PELLEGATTA – ORBITA
Torna Pellegatta, cantautrice modenese, con un nuovo album dal titolo “Orbita”. Una dichiarazione d’amore, piuttosto violenta e invadente, per la musica, per il dedicarsi all’unica cosa sensata da fare in questo mondo di imprenditori ed amanti, per citare proprio lei, cantare. E Pellegatta è un fiume in piena, una di quelle che le inviti a prendere una birra e comincia a parlare senza mai fermarsi, non riesce a non esporsi a non raccontarsi, a non mettere tutta sè stessa. Ed è proprio per questo che questo disco non può aprirsi se non con una dichiarazione d’amore dolce-amara, che la musica è come un figlio, che ti prende tutto il tuo tempo, i tuoi sentimenti, e probabilmente anche i tuoi soldi.

E “Orbita” non è solo un disco, ma una vera e propria autobiografia musicale, dove ritroviamo malinconie e traumi, lamentele, una vita stretta in una routine che esplode, per Manuela Pellegatta, solo nel momento in cui prende una chitarra in mano. E se dobbiamo dirla tutta, proprio per questa urgenza incredibile che traspare dalla voce e dai testi di questo disco, ci stranisce questa sovrastruttura elettronica che è stata data da una produzione che, più che accompagnare, distrae, cercando di fare di tutta questa urgenza espressiva, un tormentone come tanti, come quelli tutti uguali che possiamo trovare nella playlist “Scuola Indie” di Spotify.
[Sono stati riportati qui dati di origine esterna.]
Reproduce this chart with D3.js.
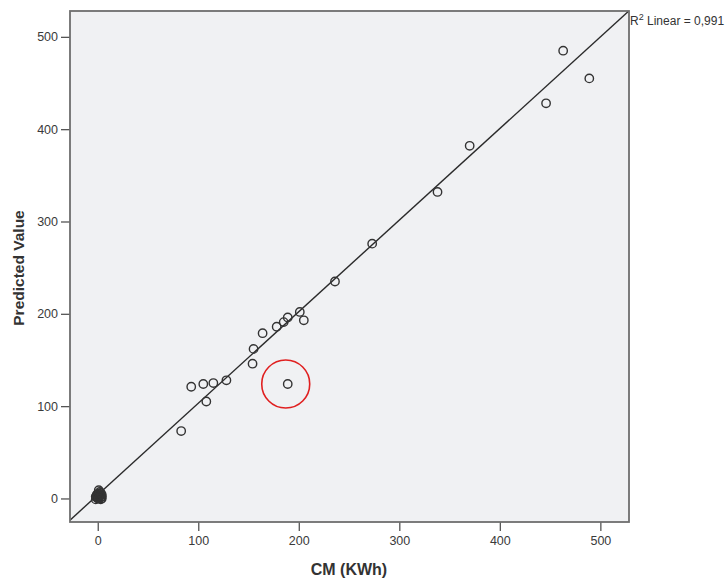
<!DOCTYPE html>
<html>
<head>
<meta charset="utf-8">
<script src="https://cdn.jsdelivr.net/npm/d3@7"></script>
<style>
  html, body { margin: 0; padding: 0; background: #ffffff; }
  svg { display: block; font-family: Arial, "Liberation Sans", sans-serif; }
</style>
</head>
<body>
<svg id="chart" width="726" height="579"></svg>
<script>
// Observed energy (CM, kWh) against model prediction
const cmValues = [463, 489, 446, 370, 338, 273, 236, 201, 205, 189, 185, 178, 164, 155, 154, 189, 128, 115, 105, 93, 108, 83,
                  1, -2, 0, 2, 4, 1, 3, -1, 3, 4, 0, 1, 3, -2, 2, 0, 2, -1, 1, 4];
const predictedValues = [485, 455, 428, 382, 332, 276, 235, 202, 193, 196, 191, 186, 179, 162, 146, 124, 128, 125, 124, 121, 105, 73,
                  9, 2, 0, 5, 2, 5, -1, 4, 6, 0, 5, 2, 1, -1, 3, 3, 7, 1, 0, 4];
const outlierIndex = [15];           // highlighted observation
const xTicks = [0, 100, 200, 300, 400, 500];
const yTicks = [0, 100, 200, 300, 400, 500];
const fitSlope = 0.992;
const fitIntercept = 3.9;
const rSquaredText = "0,991";
const xTitle = "CM (KWh)";
const yTitle = "Predicted Value";

const svg = d3.select("#chart");
const plot = { left: 70, top: 11, right: 629, bottom: 522 };

const x = d3.scaleLinear().domain([-27.6, 528.5]).range([plot.left, plot.right]);
const y = d3.scaleLinear().domain([-25.5, 528]).range([plot.bottom, plot.top]);

// plot background
svg.append("rect")
  .attr("x", plot.left).attr("y", plot.top)
  .attr("width", plot.right - plot.left).attr("height", plot.bottom - plot.top)
  .attr("fill", "#f0f1f3");

svg.append("clipPath").attr("id", "plotClip")
  .append("rect")
  .attr("x", plot.left).attr("y", plot.top)
  .attr("width", plot.right - plot.left).attr("height", plot.bottom - plot.top);

// axes
const xAxis = svg.append("g")
  .attr("transform", `translate(0,${plot.bottom})`)
  .call(d3.axisBottom(x).tickValues(xTicks).tickSize(9).tickPadding(5).tickSizeOuter(0));
const yAxis = svg.append("g")
  .attr("transform", `translate(${plot.left},0)`)
  .call(d3.axisLeft(y).tickValues(yTicks).tickSize(9).tickPadding(3).tickSizeOuter(0));

[xAxis, yAxis].forEach(g => {
  g.select(".domain").remove();
  g.selectAll(".tick line").attr("stroke", "#555").attr("stroke-width", 1.3);
  g.selectAll(".tick text").attr("fill", "#3a3a3a").style("font-size", "12.5px")
    .style("font-family", "Arial, 'Liberation Sans', sans-serif");
});

// fit line
const xd = x.domain();
svg.append("line")
  .attr("clip-path", "url(#plotClip)")
  .attr("x1", x(xd[0])).attr("y1", y(fitSlope * xd[0] + fitIntercept))
  .attr("x2", x(xd[1])).attr("y2", y(fitSlope * xd[1] + fitIntercept))
  .attr("stroke", "#2a2a2a").attr("stroke-width", 1.4);

// data points
const points = cmValues.map((v, i) => ({ cm: v, pred: predictedValues[i] }));
svg.append("g").attr("clip-path", "url(#plotClip)")
  .selectAll("circle").data(points).join("circle")
  .attr("cx", d => x(d.cm)).attr("cy", d => y(d.pred))
  .attr("r", 4.2)
  .attr("fill", "none")
  .attr("stroke", "#333")
  .attr("stroke-width", 1.4);

// highlight ring around the outlier
outlierIndex.forEach(i => {
  svg.append("circle")
    .attr("cx", x(cmValues[i]) - 2).attr("cy", y(predictedValues[i]))
    .attr("r", 24)
    .attr("fill", "none")
    .attr("stroke", "#e02020")
    .attr("stroke-width", 1.6);
});

// frame
svg.append("rect")
  .attr("x", plot.left).attr("y", plot.top)
  .attr("width", plot.right - plot.left).attr("height", plot.bottom - plot.top)
  .attr("fill", "none").attr("stroke", "#6e6e6e").attr("stroke-width", 1.8);

// R² annotation
const rText = svg.append("text")
  .attr("x", plot.right + 1).attr("y", 25)
  .attr("fill", "#333").style("font-size", "12px");
rText.append("tspan").text("R");
rText.append("tspan").attr("dy", -5).style("font-size", "9px").text("2");
rText.append("tspan").attr("dy", 5).text(" Linear = " + rSquaredText);

// axis titles
svg.append("text")
  .attr("x", 349).attr("y", 575)
  .attr("text-anchor", "middle")
  .attr("fill", "#333")
  .style("font-size", "16px").style("font-weight", "bold")
  .text(xTitle);

svg.append("text")
  .attr("transform", "translate(24,268) rotate(-90)")
  .attr("text-anchor", "middle")
  .attr("fill", "#333")
  .style("font-size", "15.5px").style("font-weight", "bold")
  .text(yTitle);
</script>
</body>
</html>
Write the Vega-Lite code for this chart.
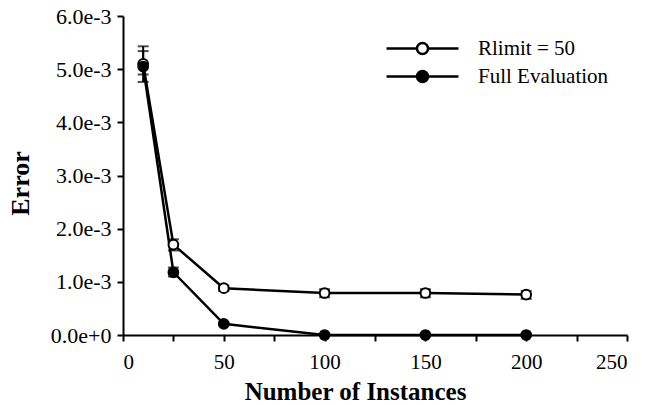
{
  "$schema": "https://vega.github.io/schema/vega-lite/v6.json",
  "width": 504,
  "height": 319,
  "autosize": "none",
  "padding": {"left": 123, "top": 16, "right": 18, "bottom": 70},
  "background": "white",
  "config": {
    "view": {"stroke": null},
    "font": "Times New Roman",
    "axis": {
      "grid": false,
      "domainColor": "black",
      "domainWidth": 2,
      "tickColor": "black",
      "tickWidth": 2,
      "tickSize": 6,
      "labelColor": "black",
      "labelFont": "Times New Roman",
      "labelFontSize": 20,
      "titleColor": "black",
      "titleFont": "Times New Roman",
      "titleFontWeight": "bold"
    }
  },
  "data": {
    "values": [
      {"series": "Rlimit = 50", "n": 10, "err": 0.00510, "lo": 0.00490, "hi": 0.00543},
      {"series": "Rlimit = 50", "n": 25, "err": 0.00170, "lo": 0.00159, "hi": 0.00180},
      {"series": "Rlimit = 50", "n": 50, "err": 0.00088, "lo": 0.00083, "hi": 0.00093},
      {"series": "Rlimit = 50", "n": 100, "err": 0.00079, "lo": 0.00071, "hi": 0.00086},
      {"series": "Rlimit = 50", "n": 150, "err": 0.00079, "lo": 0.00071, "hi": 0.00086},
      {"series": "Rlimit = 50", "n": 200, "err": 0.00076, "lo": 0.00068, "hi": 0.00083},
      {"series": "Full Evaluation", "n": 10, "err": 0.00505, "lo": 0.00476, "hi": 0.00534},
      {"series": "Full Evaluation", "n": 25, "err": 0.00118, "lo": 0.00110, "hi": 0.00127},
      {"series": "Full Evaluation", "n": 50, "err": 0.00021, "lo": 0.00018, "hi": 0.00024},
      {"series": "Full Evaluation", "n": 100, "err": 0.0, "lo": 0.0, "hi": 0.00002},
      {"series": "Full Evaluation", "n": 150, "err": 0.0, "lo": 0.0, "hi": 0.00002},
      {"series": "Full Evaluation", "n": 200, "err": 0.0, "lo": 0.0, "hi": 0.00002}
    ]
  },
  "encoding": {
    "x": {
      "field": "n",
      "type": "quantitative",
      "scale": {"domain": [0, 250], "nice": false},
      "axis": {
        "title": "Number of Instances",
        "titleFontSize": 25,
        "labelFontSize": 21,
        "values": [0, 25, 50, 75, 100, 125, 150, 175, 200, 225, 250],
        "labelExpr": "datum.value % 50 === 0 ? datum.label : ''",
        "labelPadding": 10,
        "titleX": 232,
        "titleY": 64,
        "titleAlign": "center",
        "titleBaseline": "alphabetic"
      }
    }
  },
  "layer": [
    {
      "mark": {"type": "line", "color": "black", "strokeWidth": 2.5},
      "encoding": {
        "y": {
          "field": "err",
          "type": "quantitative",
          "scale": {"domain": [0, 0.006], "nice": false},
          "axis": {
            "title": "Error",
            "titleFontSize": 26,
            "labelFontSize": 22,
            "values": [0, 0.0005, 0.001, 0.0015, 0.002, 0.0025, 0.003, 0.0035, 0.004, 0.0045, 0.005, 0.0055, 0.006],
            "labelExpr": "round(datum.value * 10000) % 10 === 0 ? format(datum.value, '.1e') : ''",
            "labelPadding": 6,
            "titleX": -95,
            "titleY": 167,
            "titleAlign": "center",
            "titleBaseline": "alphabetic",
            "titleAngle": -90
          }
        },
        "detail": {"field": "series"}
      }
    },
    {
      "mark": {"type": "rule", "color": "black", "strokeWidth": 2},
      "encoding": {
        "y": {"field": "lo", "type": "quantitative"},
        "y2": {"field": "hi"}
      }
    },
    {
      "mark": {"type": "tick", "color": "black", "thickness": 2, "size": 11, "orient": "horizontal"},
      "encoding": {"y": {"field": "lo", "type": "quantitative"}}
    },
    {
      "mark": {"type": "tick", "color": "black", "thickness": 2, "size": 11, "orient": "horizontal"},
      "encoding": {"y": {"field": "hi", "type": "quantitative"}}
    },
    {
      "mark": {"type": "point", "filled": true, "size": 95, "stroke": "black", "strokeWidth": 2, "opacity": 1},
      "encoding": {
        "y": {"field": "err", "type": "quantitative"},
        "fill": {
          "field": "series",
          "type": "nominal",
          "sort": ["Rlimit = 50", "Full Evaluation"],
          "scale": {"domain": ["Rlimit = 50", "Full Evaluation"], "range": ["white", "black"]},
          "legend": {
            "title": null,
            "orient": "none",
            "legendX": 283,
            "legendY": 16,
            "padding": 0,
            "rowPadding": 0,
            "symbolType": "M-2.4,0H-0.37M0.37,0H2.4M0.37,0A0.37,0.37,0,1,1,-0.37,0A0.37,0.37,0,1,1,0.37,0Z",
            "symbolSize": 900,
            "symbolStrokeColor": "black",
            "symbolStrokeWidth": 2.5,
            "symbolOpacity": 1,
            "labelOffset": 39,
            "labelFont": "Times New Roman",
            "labelFontSize": 21,
            "labelColor": "black",
            "labelLimit": 300
          }
        }
      }
    }
  ]
}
Ed è un peccato, perchè noi in Pellegatta ci ritroviamo l’esperienza – quella che porta qualche chilo in più, ma non meno carisma, la diversità di un background diverso da quello della Milano bene, lontana dagli ambienti del Miami, del CPM, ma più vicina ai centri sociali, all’underground quello vero. Lei stessa canta “sono come sono, e non c’è rimedio”, ma nel farlo è inserita in un brano che suona esattamente come un brano pop che vorrebbe sfondare la televisione, forse un talent, forse una copia carbone un po’ punk di Annalisa. Ma Pellegatta, lo sentiamo nelle viscere e nelle orecchie, è molto più.

Un disco da ascoltare per darsi la carica, che ha un’anima rock, arrabbiata, cantautorale, da piazza, da busker, più che questa anima pop ed elettronica che ha voluto assumere a tutti costi, che è tangibile e che percepiamo. Il problema di tutti questi synth, di queste oscillazioni ossessive in “Linate“, è che ci allontano dalla storia, quella che sa di strade e povertà, che Pellegatta sembra voler raccontare. Ma Manuela è così brava, intensa, che le sue parole sfondano qualsiasi veste non adatta, e non possiamo che iniziare questo disco, e trascorrere del tempo con lei, snodandoci in questo elenco che contiene tutta una vita, dal kebabbaro sotto casa, alla pausa sigaretta. La salvezza è sempre e solo la musica.
In sintesi: un piccolo inno generazionale, che si rivolge a chi ha fatto due lavori, a chi non arriva a fine mese, a chi si innamora, ma mai abbastanza, a chi ascolta troppa musica, a chi non si crede mai abbastanza, a chi si sposta da Milano e finisce sempre per tornarci, seguendo l’orbita. Questo disco parla a tutti noi, che fingiamo che vada tutto bene, di essere pop e danzerecci, ma dentro abbiamo ferite aperte che ci portiamo addosso stoicismo.